I am learning a lot, just not much from you guys, except in the sense that I’ve been doing a lot of research to study the questions. And I’m not looking to have my preconceived notions validated. From each new position, I try to derive logically what they mean, and I happen to find that what I already knew about how mathematicians do math still applied. And, of course, I’m learning a lot about how to express and defend my position.
And once again, I’ve learned something that none of you could tell me, that gives answers to these questions, from my own study. From the talk of Presburger saying there is no x such that x+x=3, and the similar questions in F, I’ve learned to look closely at the domain of our question. Presburger can only ask questions in the natural numbers. In every extension of Presburger with a different set of numbers, what Presburger says about natural numbers the new system says about natural numbers…
http://en.wikipedia.org/wiki/Domain_of_discourse
“In one interpretation, the domain of discourse could be the set of all real numbers; in another interpretation, it could be the set of natural numbers.”
The field axioms, (F,) only define the limited set, (LS,) consisting of {0,1}. and the only questions that can be asked in F are ones about that limited set. And everything it proves about that limited set is true in every extension of F. (I knew this sounded right when ?Frylock? said it before, but I kept seeing questions that seemed to have different answers in extensions.
F can ask the question, is there a number in LS that is not in LS. And in F, this is equivalent to asking is there a number in our domain that isn’t in LS. But the equivalent question in a system that extends the domain is only the first one, “is there a number in LS that isn’t in LS?” And those always have the same answer. Now, logically, the consequence of this difference is huge.

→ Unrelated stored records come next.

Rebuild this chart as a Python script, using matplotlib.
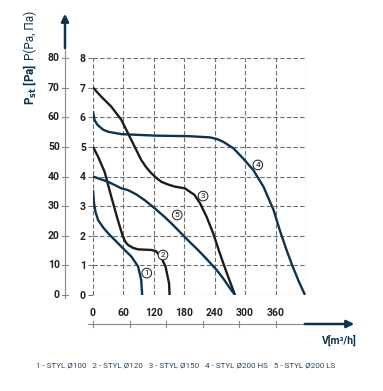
import matplotlib.pyplot as plt

plt.rcParams['font.family'] = ['Roboto', 'DejaVu Sans']

NAVY = '#0e3350'
BLACK = '#1c1c1c'
GRID = '#6f6f6f'
AXGRAY = '#8a8a8a'

# fan curves: V [m3/h], P [Pa]
v1 = [0, 2, 5, 10, 20, 30, 56, 76, 89, 95, 97]
p1 = [35.5, 31, 28, 25.3, 22.8, 20.8, 16.3, 12.9, 9.6, 5.1, 0]

v2 = [0, 10, 23, 36, 49, 59, 64, 69, 79, 89, 115, 124, 131, 137, 143, 150, 151]
p2 = [50, 46.7, 41.5, 33.2, 25.3, 19.7, 17.9, 16.9, 15.9, 15.4, 15.2, 14.8, 13.5, 11.8, 9.6, 3.9, 0]

v3 = [0, 16, 36, 56, 69, 82, 95, 105, 115, 125, 135, 148, 161, 181, 200, 211, 224, 237, 250, 264, 280]
p3 = [70, 67, 63.6, 59.1, 54.6, 50.1, 45.6, 43.1, 41.1, 39.5, 38.2, 37.3, 36.6, 36.0, 33.8, 31, 26.4, 20.8, 14.1, 7.3, 0]

v4 = [0, 3, 8, 13, 20, 30, 56, 122, 191, 231, 245, 257, 277, 296, 316, 336, 356, 369, 382, 394, 406, 418]
p4 = [62, 59.1, 57.6, 56.8, 55.8, 55.1, 54.3, 53.8, 53.6, 53.2, 52.6, 51.7, 49.5, 46.1, 42.2, 36.6, 28.7, 21.5, 15, 9.5, 4.5, 0]

v5 = [0, 30, 56, 69, 85, 102, 120, 141, 158, 174, 190, 207, 226, 244, 258, 270, 280]
p5 = [40, 38.2, 36, 35.4, 34, 32, 29.5, 26.4, 23.6, 20.8, 18, 15.2, 11.8, 8.4, 5.3, 2.3, 0]

curves = [(v1, p1, NAVY), (v2, p2, BLACK), (v3, p3, BLACK), (v4, p4, NAVY), (v5, p5, NAVY)]

# circled curve numbers
tag_names = ['1', '2', '3', '4', '5']
tag_v = [106, 138, 217, 325, 166]
tag_p = [7.4, 13.5, 33.4, 43.9, 27]

x_ticks = [0, 60, 120, 180, 240, 300, 360]
x_grid = [0, 60, 120, 180, 240, 300, 360, 420]
y_ticks = [0, 10, 20, 30, 40, 50, 60, 70, 80]
ls_ticks = [0, 20, 40, 60, 80, 100]  # outer scale in l/s

legend_text = '1 - STYL Ø100   2 - STYL Ø120   3 - STYL Ø150   4 - STYL Ø200 HS   5 - STYL Ø200 LS'

W, H = 383, 391
fig = plt.figure(figsize=(W / 100, H / 100), dpi=100)
ax = fig.add_axes([93 / W, 1 - 295 / H, 213 / W, 237 / H])
ax.set_xlim(0, 420)
ax.set_ylim(0, 80)
for s in ax.spines.values():
    s.set_visible(False)

# dashed grid
for v in x_grid:
    ax.axvline(v, color=GRID, lw=0.8, ls=(0, (4, 2)), zorder=1)
for p in y_ticks:
    ax.axhline(p, color=GRID, lw=0.8, ls=(0, (4, 2)), zorder=1)

for v, p, c in curves:
    ax.plot(v, p, color=c, lw=1.7, zorder=3, solid_capstyle='butt', solid_joinstyle='round')

for name, v, p in zip(tag_names, tag_v, tag_p):
    ax.text(v, p, name, ha='center', va='center', fontsize=6, color=BLACK, zorder=4,
            bbox=dict(boxstyle='circle,pad=0.22', fc='white', ec=BLACK, lw=0.7))

# inner tick labels
ax.set_xticks(x_ticks)
ax.set_xticklabels([str(v) for v in x_ticks], fontsize=7.5, fontweight='bold', color='#222222')
ax.tick_params(axis='x', length=0, pad=9)
ax.set_yticks(y_ticks)
ax.set_yticklabels([str(p // 10) for p in y_ticks], fontsize=7.5, fontweight='bold', color='#222222')
ax.tick_params(axis='y', length=3.6, width=0.7, color=GRID, pad=1.5)

# pixel -> data helpers for the outer axes
pxv = 213 / 420
pxp = 237 / 80
ya_x = -28 / pxv
xa_y = -29 / pxp

# outer vertical axis (Pa)
ax.plot([ya_x, ya_x], [-3 / pxp, 245 / pxp], color=AXGRAY, lw=0.8, clip_on=False)
ax.annotate('', xy=(ya_x, 284 / pxp), xytext=(ya_x, 244 / pxp),
            arrowprops=dict(arrowstyle='-|>', color=NAVY, lw=1.8, mutation_scale=11),
            annotation_clip=False)
for p in y_ticks:
    ax.plot([ya_x - 3 / pxv, ya_x + 3 / pxv], [p, p], color=AXGRAY, lw=0.8, clip_on=False)
    ax.text(ya_x - 5 / pxv, p, str(p), ha='right', va='center', fontsize=7.5,
            fontweight='bold', color='#222222')

# outer horizontal axis
ax.plot([-5 / pxv, 210 / pxv], [xa_y, xa_y], color=AXGRAY, lw=0.8, clip_on=False)
ax.annotate('', xy=(264 / pxv, xa_y), xytext=(209 / pxv, xa_y),
            arrowprops=dict(arrowstyle='-|>', color=NAVY, lw=1.8, mutation_scale=11),
            annotation_clip=False)
for q in ls_ticks:
    ax.plot([q * 3.6, q * 3.6], [xa_y - 3 / pxp, xa_y + 3 / pxp], color=AXGRAY, lw=0.8,
            clip_on=False)

ax.text(264 / pxv, -45 / pxp, 'V[m³/h]', ha='right', va='center', fontsize=7.5,
        fontweight='bold', color=NAVY)

# vertical axis title
fig.text(30 / W, 1 - 105 / H, 'P$_{\\mathbf{st}}$ [Pa]', rotation=90, ha='center', va='bottom',
         fontsize=8.5, fontweight='bold', color=NAVY)
fig.text(30 / W, 1 - 60 / H, 'P(Pa, Па)', rotation=90, ha='center', va='bottom',
         fontsize=8.5, color=NAVY)

fig.text(186 / W, 1 - 366 / H, legend_text, ha='center', va='center', fontsize=5.8,
         color='#2a4660')

fig.savefig('out.png', dpi=100)
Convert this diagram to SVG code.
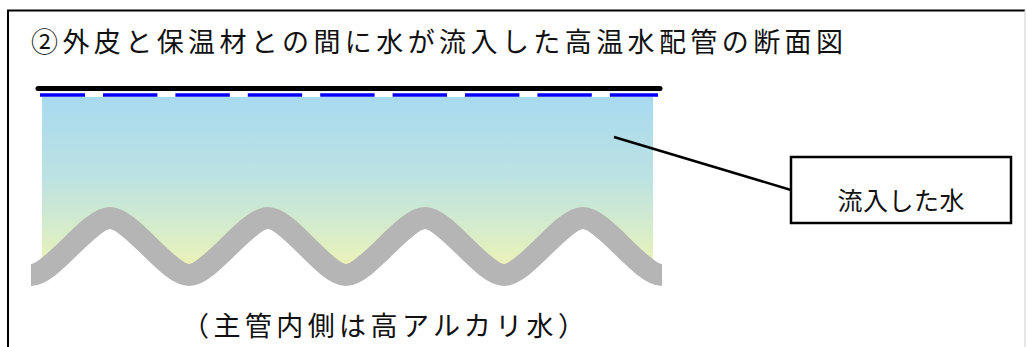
<svg xmlns="http://www.w3.org/2000/svg" width="1027" height="347" viewBox="0 0 1027 347">
  <style>
    .jp { font-family: "Noto Sans CJK JP", "Noto Sans CJK SC", sans-serif; fill: #111; }
    .frame { fill: none; stroke: #000; stroke-width: 2; }
    .leader { stroke: #000; stroke-width: 2.5; fill: none; }
    .label-box { fill: #fff; stroke: #000; stroke-width: 2.5; }
  </style>
  <defs>
    <linearGradient id="waterFill" x1="0" y1="0" x2="0" y2="1">
      <stop offset="0" stop-color="#a8daf0"/>
      <stop offset="0.45" stop-color="#bde2e2"/>
      <stop offset="0.75" stop-color="#d8edc8"/>
      <stop offset="1" stop-color="#f6f4b0"/>
    </linearGradient>
    <filter id="soft" x="-5%" y="-5%" width="110%" height="110%">
      <feGaussianBlur stdDeviation="0.7"/>
    </filter>
    <!-- corrugated pipe wall -->
    <path id="corrugation" d="M31,275 C52,275 89,218 110,218 C131,218 168,275 189,275 C210,275 247,218 268,218 C289,218 325,275 346,275 C367,275 404,218 425,218 C446,218 483,275 504,275 C525,275 562,218 583,218 C604,218 641,275 662,275"/>
  </defs>

  <rect width="1027" height="347" fill="#fff"/>

  <!-- outer frame: left and top in black, right edge faint -->
  <g id="frame">
    <path class="frame" d="M8,360 V10.5 H1025"/>
    <line x1="1025" y1="10" x2="1025" y2="347" stroke="#cfcfcf" stroke-width="1"/>
  </g>

  <g id="title">
    <text class="jp" x="31" y="52" font-size="27" textLength="812" lengthAdjust="spacing">②外皮と保温材との間に水が流入した高温水配管の断面図</text>
  </g>

  <!-- pipe cross-section: outer skin, water layer, corrugated main pipe -->
  <g id="pipe-section" filter="url(#soft)">
    <rect x="42" y="97" width="611" height="182" fill="url(#waterFill)"/>
    <path fill="#fff" d="M31,275 C52,275 89,218 110,218 C131,218 168,275 189,275 C210,275 247,218 268,218 C289,218 325,275 346,275 C367,275 404,218 425,218 C446,218 483,275 504,275 C525,275 562,218 583,218 C604,218 641,275 662,275 L662,300 L31,300 Z"/>
    <use href="#corrugation" fill="none" stroke="#b5b5b5" stroke-width="22"/>
    <line x1="38" y1="88.5" x2="660" y2="88.5" stroke="#000" stroke-width="5" stroke-linecap="round"/>
    <line x1="40" y1="95" x2="658" y2="95" stroke="#0000ff" stroke-width="3.5" stroke-dasharray="54.4 18" stroke-dashoffset="9.4"/>
  </g>

  <g id="connectors">
    <line class="leader" x1="614" y1="137" x2="791" y2="190"/>
  </g>

  <g id="label-water">
    <rect class="label-box" x="791" y="157" width="220" height="66"/>
    <text class="jp" x="901" y="210" font-size="25" text-anchor="middle" textLength="127" lengthAdjust="spacing">流入した水</text>
  </g>

  <g id="caption">
    <text class="jp" x="182" y="336" font-size="27" textLength="403" lengthAdjust="spacing">（主管内側は高アルカリ水）</text>
  </g>
</svg>
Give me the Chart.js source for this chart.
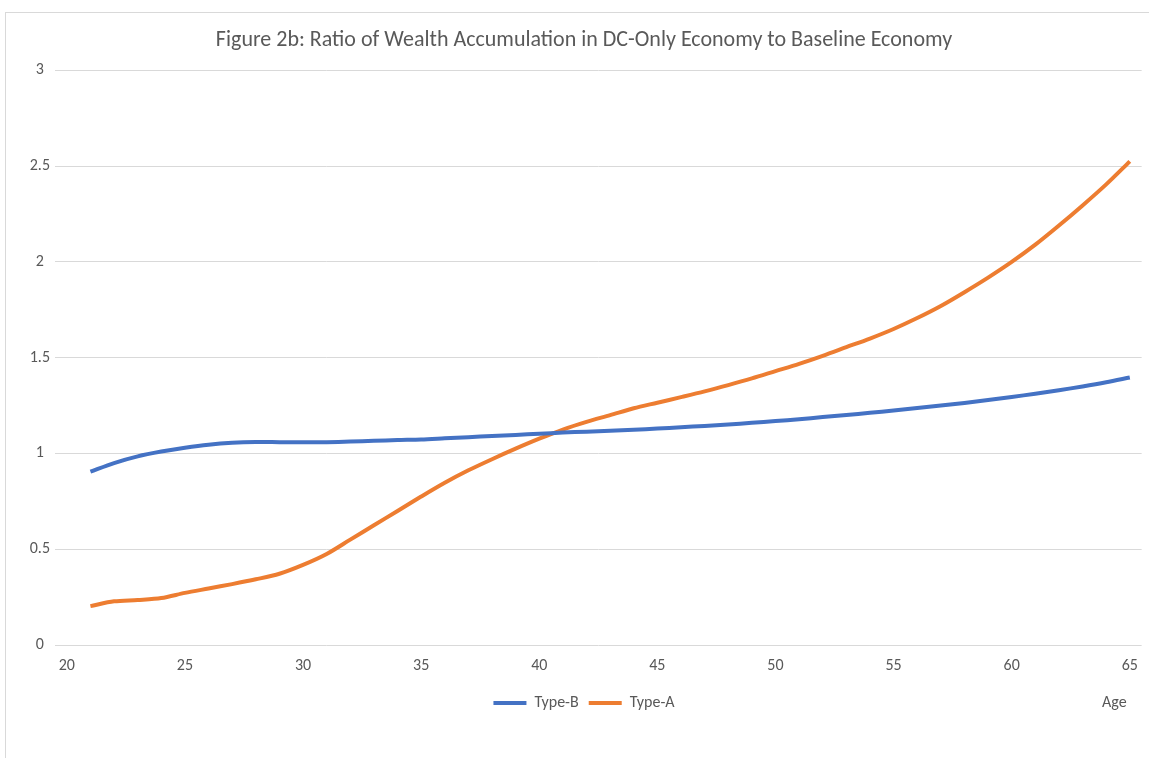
<!DOCTYPE html>
<html>
<head>
<meta charset="utf-8">
<title>Figure 2b</title>
<script src="https://cdn.jsdelivr.net/npm/chart.js@4"></script>
<style>
    html, body { margin: 0; padding: 0; background: #fff; overflow: hidden; }
    #frame { position: absolute; left: 5px; top: 12px; width: 1200px; height: 800px; border: 1px solid #d9d9d9; }
    #wrap { position: absolute; left: 0; top: 0; width: 1149px; height: 758px; }
</style>
</head>
<body>
<div id="frame"></div>
<div id="wrap"><canvas id="chart"></canvas></div>
<script>
// Ages (x values)
const ages = [21, 22, 23, 24, 25, 26, 27, 28, 29, 30, 31, 32, 33, 34, 35, 36, 37, 38, 39, 40, 41, 42, 43,
    44, 45, 46, 47, 48, 49, 50, 51, 52, 53, 54, 55, 56, 57, 58, 59, 60, 61, 62, 63, 64, 65];

// Ratio of wealth, DC-only economy / baseline economy
const typeB = [0.905, 0.95, 0.985, 1.01, 1.03, 1.046, 1.056, 1.06, 1.059, 1.058, 1.059, 1.062, 1.066, 1.07,
    1.073, 1.079, 1.085, 1.091, 1.097, 1.103, 1.109, 1.114, 1.119, 1.124, 1.13, 1.137, 1.144, 1.151, 1.16,
    1.169, 1.179, 1.19, 1.201, 1.212, 1.224, 1.237, 1.25, 1.264, 1.279, 1.295, 1.312, 1.33, 1.35, 1.372, 1.397];
const typeA = [0.203, 0.228, 0.235, 0.245, 0.272, 0.295, 0.318, 0.343, 0.372, 0.418, 0.475, 0.55, 0.625, 0.70,
    0.775, 0.847, 0.912, 0.97, 1.025, 1.077, 1.125, 1.165, 1.2, 1.236, 1.265, 1.294, 1.324, 1.357, 1.392,
    1.43, 1.468, 1.51, 1.555, 1.6, 1.65, 1.707, 1.77, 1.842, 1.918, 2.0, 2.09, 2.19, 2.295, 2.405, 2.525];

// Tick labels
const ageTicks = [20, 25, 30, 35, 40, 45, 50, 55, 60, 65];
const ratioTicks = [0, 0.5, 1, 1.5, 2, 2.5, 3];

const chartTitle = 'Figure 2b: Ratio of Wealth Accumulation in DC-Only Economy to Baseline Economy';
const xAxisTitle = 'Age';

const FONT = 'Carlito, Calibri, Lato, sans-serif';
const TEXT_COLOR = '#595959';

const toPoints = values => values.map((v, i) => ({ x: ages[i], y: v }));

// "Age" sits at the right end of the legend row, like the Excel original
const ageLabel = {
    id: 'ageLabel',
    afterDraw(chart) {
        const { ctx, chartArea, legend } = chart;
        ctx.save();
        ctx.font = '16px ' + FONT;
        ctx.fillStyle = TEXT_COLOR;
        ctx.textAlign = 'right';
        ctx.textBaseline = 'middle';
        ctx.fillText(xAxisTitle, chartArea.right - 15, legend.top + 18);
        ctx.restore();
    }
};

new Chart(document.getElementById('chart'), {
    type: 'line',
    data: {
        datasets: [
            {
                label: 'Type-B',
                data: toPoints(typeB),
                borderColor: '#4472C4',
                backgroundColor: '#4472C4',
                borderWidth: 4,
                pointRadius: 0,
                tension: 0.3
            },
            {
                label: 'Type-A',
                data: toPoints(typeA),
                borderColor: '#ED7D31',
                backgroundColor: '#ED7D31',
                borderWidth: 4,
                pointRadius: 0,
                tension: 0.3
            }
        ]
    },
    options: {
        responsive: true,
        maintainAspectRatio: false,
        animation: false,
        layout: { padding: { left: 26, right: 7, top: 0, bottom: 37 } },
        plugins: {
            title: {
                display: true,
                text: chartTitle,
                color: TEXT_COLOR,
                font: { family: FONT, size: 22, weight: 'normal' },
                padding: { top: 27, bottom: 17 }
            },
            legend: {
                position: 'bottom',
                labels: {
                    color: TEXT_COLOR,
                    font: { family: FONT, size: 16 },
                    boxWidth: 33,
                    boxHeight: 4,
                    padding: 10,
                    generateLabels(chart) {
                        return Chart.defaults.plugins.legend.labels.generateLabels(chart)
                            .map(item => ({ ...item, lineWidth: 0 }));
                    }
                }
            },
            tooltip: { enabled: false }
        },
        scales: {
            x: {
                type: 'linear',
                min: 19.5,
                max: 65.5,
                afterBuildTicks: scale => { scale.ticks = ageTicks.map(v => ({ value: v })); },
                afterFit: scale => { scale.height = 40; },
                grid: { display: false, drawTicks: false },
                border: { display: false },
                ticks: {
                    color: TEXT_COLOR,
                    font: { family: FONT, size: 16 },
                    padding: 11,
                    maxRotation: 0,
                    autoSkip: false
                }
            },
            y: {
                min: 0,
                max: 3,
                afterBuildTicks: scale => { scale.ticks = ratioTicks.map(v => ({ value: v })); },
                afterFit: scale => { scale.width = 29; },
                grid: { color: '#d9d9d9', lineWidth: 1, drawTicks: false },
                border: { display: false },
                ticks: {
                    color: TEXT_COLOR,
                    font: { family: FONT, size: 16 },
                    padding: 5,
                    crossAlign: 'center',
                    callback: value => String(value)
                }
            }
        }
    },
    plugins: [ageLabel]
});
</script>
</body>
</html>
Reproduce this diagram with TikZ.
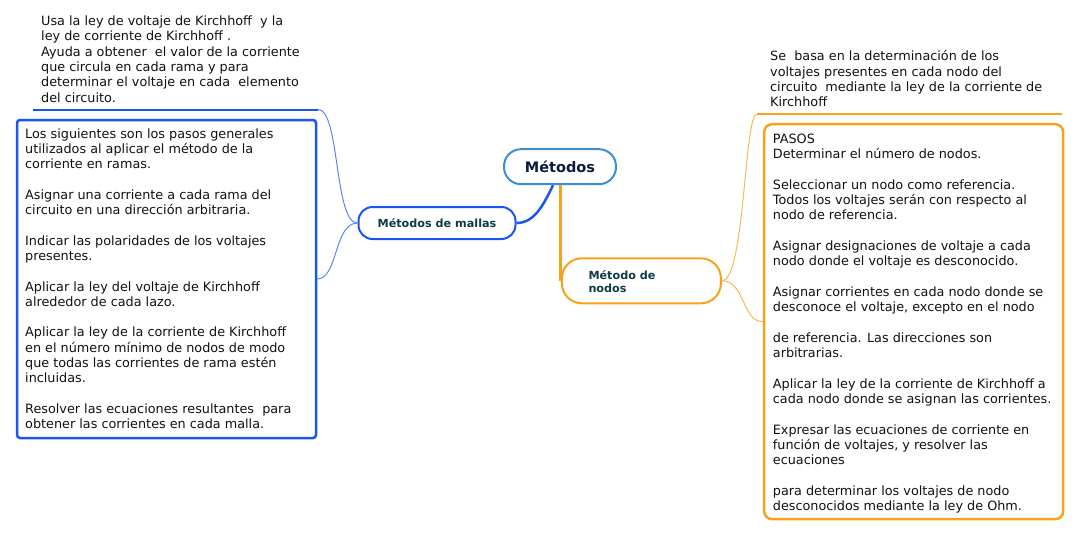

And just like I said, F is the smallest system that fulfills the axioms of F.
In F, 1+1 is defined to be in our domain, and if that domain is LS, then 1+1 must be a number in LS. (and logically, I showed that it can’t be 0, and so, must be 1.) I had already realized that although 1+1 was in our domain by axiom, the derivation of what number it actually is changes based on our domain. (the value of 1+1 is not a property of F.)
Using just F, and not one of it’s extensions, (and now I hope I can finally show that I don’t actually have to use that caveat,) F[sub]2[/sub] can be constructed. And still, everything F says about LS, every extension also says… about LS
Yes, they do. they certainly answer the question, "is there an x in our limited set, LS, such that xx=1+1? But, the answer to 1+1=? isn’t something that F proves by itself. Logically, if our domain is LS that is true, but that isn’t a property of F. So, xx=1+1 is either true or false, also isn’t something that F proves by itself. Like I said, this isn’t a property of F, has no bearing on its completeness, and isn’t guaranteed to have the same value in every extension. But, it has a truth value in every version of F, including F itself.